==== Recorded information
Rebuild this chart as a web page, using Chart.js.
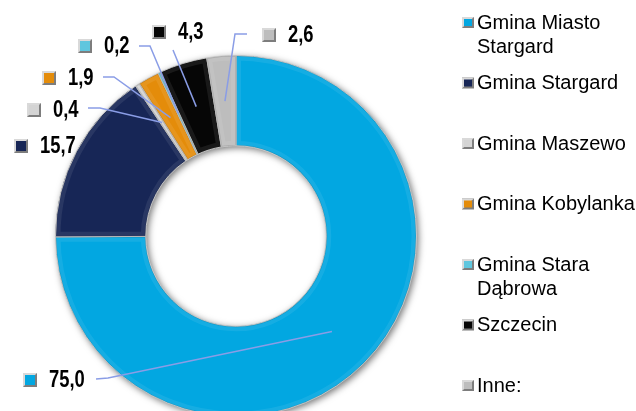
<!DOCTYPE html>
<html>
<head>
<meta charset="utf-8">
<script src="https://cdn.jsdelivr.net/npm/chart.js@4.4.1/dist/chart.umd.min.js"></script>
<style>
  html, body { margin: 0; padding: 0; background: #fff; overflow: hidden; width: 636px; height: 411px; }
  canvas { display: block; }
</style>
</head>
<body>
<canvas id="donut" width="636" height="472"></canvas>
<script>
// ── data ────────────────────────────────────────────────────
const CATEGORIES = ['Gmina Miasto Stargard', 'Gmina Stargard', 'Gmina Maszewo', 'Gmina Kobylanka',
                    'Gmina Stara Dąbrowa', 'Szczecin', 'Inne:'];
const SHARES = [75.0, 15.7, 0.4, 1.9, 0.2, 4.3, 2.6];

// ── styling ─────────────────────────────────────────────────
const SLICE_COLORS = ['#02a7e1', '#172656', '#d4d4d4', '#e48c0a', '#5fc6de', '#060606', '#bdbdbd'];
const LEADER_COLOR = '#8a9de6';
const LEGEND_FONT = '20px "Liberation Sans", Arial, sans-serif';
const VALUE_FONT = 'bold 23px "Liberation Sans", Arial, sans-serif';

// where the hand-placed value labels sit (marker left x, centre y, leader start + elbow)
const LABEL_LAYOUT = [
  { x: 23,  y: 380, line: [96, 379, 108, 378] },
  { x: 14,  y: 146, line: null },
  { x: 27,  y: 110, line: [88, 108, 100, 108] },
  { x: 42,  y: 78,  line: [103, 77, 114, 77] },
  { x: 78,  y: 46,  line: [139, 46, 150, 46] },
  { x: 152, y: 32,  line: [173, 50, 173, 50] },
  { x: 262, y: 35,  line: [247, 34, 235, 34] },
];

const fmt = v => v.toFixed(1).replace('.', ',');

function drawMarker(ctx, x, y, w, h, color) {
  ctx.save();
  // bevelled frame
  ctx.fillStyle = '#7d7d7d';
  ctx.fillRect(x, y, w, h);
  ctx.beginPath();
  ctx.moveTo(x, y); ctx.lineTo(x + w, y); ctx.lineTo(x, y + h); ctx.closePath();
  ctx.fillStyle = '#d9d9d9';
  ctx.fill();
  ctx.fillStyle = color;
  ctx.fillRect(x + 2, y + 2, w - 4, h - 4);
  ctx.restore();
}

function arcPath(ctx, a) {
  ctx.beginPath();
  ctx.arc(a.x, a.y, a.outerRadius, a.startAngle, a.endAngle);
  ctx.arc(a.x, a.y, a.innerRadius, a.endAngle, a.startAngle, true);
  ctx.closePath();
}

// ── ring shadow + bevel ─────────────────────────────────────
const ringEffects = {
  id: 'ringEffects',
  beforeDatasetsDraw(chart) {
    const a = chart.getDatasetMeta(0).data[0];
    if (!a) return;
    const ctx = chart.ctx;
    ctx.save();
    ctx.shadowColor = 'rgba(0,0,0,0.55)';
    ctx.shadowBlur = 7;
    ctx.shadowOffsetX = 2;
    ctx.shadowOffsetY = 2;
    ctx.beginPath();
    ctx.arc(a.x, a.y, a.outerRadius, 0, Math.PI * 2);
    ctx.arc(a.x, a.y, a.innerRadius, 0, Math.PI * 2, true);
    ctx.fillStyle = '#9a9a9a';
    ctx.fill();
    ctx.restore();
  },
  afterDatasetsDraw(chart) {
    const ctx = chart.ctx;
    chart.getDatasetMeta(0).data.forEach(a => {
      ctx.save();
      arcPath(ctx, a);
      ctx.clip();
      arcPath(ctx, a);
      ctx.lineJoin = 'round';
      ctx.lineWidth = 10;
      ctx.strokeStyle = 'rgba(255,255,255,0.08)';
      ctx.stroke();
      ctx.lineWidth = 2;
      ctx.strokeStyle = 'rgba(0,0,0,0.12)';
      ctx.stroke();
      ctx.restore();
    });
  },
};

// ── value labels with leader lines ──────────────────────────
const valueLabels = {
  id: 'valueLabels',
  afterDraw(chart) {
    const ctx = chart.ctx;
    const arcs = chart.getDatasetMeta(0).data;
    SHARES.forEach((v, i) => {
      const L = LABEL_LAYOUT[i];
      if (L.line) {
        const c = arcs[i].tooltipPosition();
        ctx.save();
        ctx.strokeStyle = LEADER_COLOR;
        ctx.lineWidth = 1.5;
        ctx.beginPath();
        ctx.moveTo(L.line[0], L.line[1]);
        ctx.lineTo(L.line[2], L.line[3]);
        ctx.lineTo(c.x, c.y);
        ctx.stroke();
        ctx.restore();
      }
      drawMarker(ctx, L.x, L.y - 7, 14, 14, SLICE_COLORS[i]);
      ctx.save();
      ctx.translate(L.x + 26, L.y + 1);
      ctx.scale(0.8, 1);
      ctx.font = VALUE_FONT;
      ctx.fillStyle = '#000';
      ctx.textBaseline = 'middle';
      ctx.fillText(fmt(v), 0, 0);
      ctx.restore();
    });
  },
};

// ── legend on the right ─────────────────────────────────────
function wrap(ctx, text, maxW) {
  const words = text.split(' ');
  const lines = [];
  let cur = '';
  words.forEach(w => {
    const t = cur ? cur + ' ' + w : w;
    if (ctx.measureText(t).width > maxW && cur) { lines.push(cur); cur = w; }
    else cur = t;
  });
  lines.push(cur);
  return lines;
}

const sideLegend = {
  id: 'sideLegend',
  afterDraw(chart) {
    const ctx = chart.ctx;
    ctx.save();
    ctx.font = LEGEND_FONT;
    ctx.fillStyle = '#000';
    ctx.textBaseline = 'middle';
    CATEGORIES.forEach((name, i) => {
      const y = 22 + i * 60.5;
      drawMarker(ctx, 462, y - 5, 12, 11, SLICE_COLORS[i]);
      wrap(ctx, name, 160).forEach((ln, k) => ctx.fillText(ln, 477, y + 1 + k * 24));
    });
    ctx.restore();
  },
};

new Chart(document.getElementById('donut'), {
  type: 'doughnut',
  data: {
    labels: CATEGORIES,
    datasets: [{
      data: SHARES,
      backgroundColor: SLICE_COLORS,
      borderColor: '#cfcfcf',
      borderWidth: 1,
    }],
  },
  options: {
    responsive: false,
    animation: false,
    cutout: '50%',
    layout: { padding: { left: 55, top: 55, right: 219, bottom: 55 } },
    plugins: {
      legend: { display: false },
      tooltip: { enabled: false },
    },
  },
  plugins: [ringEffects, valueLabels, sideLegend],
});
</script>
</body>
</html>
========
Task details> Images should not appear in the copy; retype the listing above exactly.

Output of the exercise>
Rebuild this chart as a web page, using Chart.js.
<!DOCTYPE html>
<html>
<head>
<meta charset="utf-8">
<script src="https://cdn.jsdelivr.net/npm/chart.js@4.4.1/dist/chart.umd.min.js"></script>
<style>
  html, body { margin: 0; padding: 0; background: #fff; overflow: hidden; width: 636px; height: 411px; }
  canvas { display: block; }
</style>
</head>
<body>
<canvas id="donut" width="636" height="472"></canvas>
<script>
// ── data ────────────────────────────────────────────────────
const CATEGORIES = ['Gmina Miasto Stargard', 'Gmina Stargard', 'Gmina Maszewo', 'Gmina Kobylanka',
                    'Gmina Stara Dąbrowa', 'Szczecin', 'Inne:'];
const SHARES = [75.0, 15.7, 0.4, 1.9, 0.2, 4.3, 2.6];

// ── styling ─────────────────────────────────────────────────
const SLICE_COLORS = ['#02a7e1', '#172656', '#d4d4d4', '#e48c0a', '#5fc6de', '#060606', '#bdbdbd'];
const LEADER_COLOR = '#8a9de6';
const LEGEND_FONT = '20px "Liberation Sans", Arial, sans-serif';
const VALUE_FONT = 'bold 23px "Liberation Sans", Arial, sans-serif';

// where the hand-placed value labels sit (marker left x, centre y, leader start + elbow)
const LABEL_LAYOUT = [
  { x: 23,  y: 380, line: [96, 379, 108, 378] },
  { x: 14,  y: 146, line: null },
  { x: 27,  y: 110, line: [88, 108, 100, 108] },
  { x: 42,  y: 78,  line: [103, 77, 114, 77] },
  { x: 78,  y: 46,  line: [139, 46, 150, 46] },
  { x: 152, y: 32,  line: [173, 50, 173, 50] },
  { x: 262, y: 35,  line: [247, 34, 235, 34] },
];

const fmt = v => v.toFixed(1).replace('.', ',');

function drawMarker(ctx, x, y, w, h, color) {
  ctx.save();
  // bevelled frame
  ctx.fillStyle = '#7d7d7d';
  ctx.fillRect(x, y, w, h);
  ctx.beginPath();
  ctx.moveTo(x, y); ctx.lineTo(x + w, y); ctx.lineTo(x, y + h); ctx.closePath();
  ctx.fillStyle = '#d9d9d9';
  ctx.fill();
  ctx.fillStyle = color;
  ctx.fillRect(x + 2, y + 2, w - 4, h - 4);
  ctx.restore();
}

function arcPath(ctx, a) {
  ctx.beginPath();
  ctx.arc(a.x, a.y, a.outerRadius, a.startAngle, a.endAngle);
  ctx.arc(a.x, a.y, a.innerRadius, a.endAngle, a.startAngle, true);
  ctx.closePath();
}

// ── ring shadow + bevel ─────────────────────────────────────
const ringEffects = {
  id: 'ringEffects',
  beforeDatasetsDraw(chart) {
    const a = chart.getDatasetMeta(0).data[0];
    if (!a) return;
    const ctx = chart.ctx;
    ctx.save();
    ctx.shadowColor = 'rgba(0,0,0,0.55)';
    ctx.shadowBlur = 7;
    ctx.shadowOffsetX = 2;
    ctx.shadowOffsetY = 2;
    ctx.beginPath();
    ctx.arc(a.x, a.y, a.outerRadius, 0, Math.PI * 2);
    ctx.arc(a.x, a.y, a.innerRadius, 0, Math.PI * 2, true);
    ctx.fillStyle = '#9a9a9a';
    ctx.fill();
    ctx.restore();
  },
  afterDatasetsDraw(chart) {
    const ctx = chart.ctx;
    chart.getDatasetMeta(0).data.forEach(a => {
      ctx.save();
      arcPath(ctx, a);
      ctx.clip();
      arcPath(ctx, a);
      ctx.lineJoin = 'round';
      ctx.lineWidth = 10;
      ctx.strokeStyle = 'rgba(255,255,255,0.08)';
      ctx.stroke();
      ctx.lineWidth = 2;
      ctx.strokeStyle = 'rgba(0,0,0,0.12)';
      ctx.stroke();
      ctx.restore();
    });
  },
};

// ── value labels with leader lines ──────────────────────────
const valueLabels = {
  id: 'valueLabels',
  afterDraw(chart) {
    const ctx = chart.ctx;
    const arcs = chart.getDatasetMeta(0).data;
    SHARES.forEach((v, i) => {
      const L = LABEL_LAYOUT[i];
      if (L.line) {
        const c = arcs[i].tooltipPosition();
        ctx.save();
        ctx.strokeStyle = LEADER_COLOR;
        ctx.lineWidth = 1.5;
        ctx.beginPath();
        ctx.moveTo(L.line[0], L.line[1]);
        ctx.lineTo(L.line[2], L.line[3]);
        ctx.lineTo(c.x, c.y);
        ctx.stroke();
        ctx.restore();
      }
      drawMarker(ctx, L.x, L.y - 7, 14, 14, SLICE_COLORS[i]);
      ctx.save();
      ctx.translate(L.x + 26, L.y + 1);
      ctx.scale(0.8, 1);
      ctx.font = VALUE_FONT;
      ctx.fillStyle = '#000';
      ctx.textBaseline = 'middle';
      ctx.fillText(fmt(v), 0, 0);
      ctx.restore();
    });
  },
};

// ── legend on the right ─────────────────────────────────────
function wrap(ctx, text, maxW) {
  const words = text.split(' ');
  const lines = [];
  let cur = '';
  words.forEach(w => {
    const t = cur ? cur + ' ' + w : w;
    if (ctx.measureText(t).width > maxW && cur) { lines.push(cur); cur = w; }
    else cur = t;
  });
  lines.push(cur);
  return lines;
}

const sideLegend = {
  id: 'sideLegend',
  afterDraw(chart) {
    const ctx = chart.ctx;
    ctx.save();
    ctx.font = LEGEND_FONT;
    ctx.fillStyle = '#000';
    ctx.textBaseline = 'middle';
    CATEGORIES.forEach((name, i) => {
      const y = 22 + i * 60.5;
      drawMarker(ctx, 462, y - 5, 12, 11, SLICE_COLORS[i]);
      wrap(ctx, name, 160).forEach((ln, k) => ctx.fillText(ln, 477, y + 1 + k * 24));
    });
    ctx.restore();
  },
};

new Chart(document.getElementById('donut'), {
  type: 'doughnut',
  data: {
    labels: CATEGORIES,
    datasets: [{
      data: SHARES,
      backgroundColor: SLICE_COLORS,
      borderColor: '#cfcfcf',
      borderWidth: 1,
    }],
  },
  options: {
    responsive: false,
    animation: false,
    cutout: '50%',
    layout: { padding: { left: 55, top: 55, right: 219, bottom: 55 } },
    plugins: {
      legend: { display: false },
      tooltip: { enabled: false },
    },
  },
  plugins: [ringEffects, valueLabels, sideLegend],
});
</script>
</body>
</html>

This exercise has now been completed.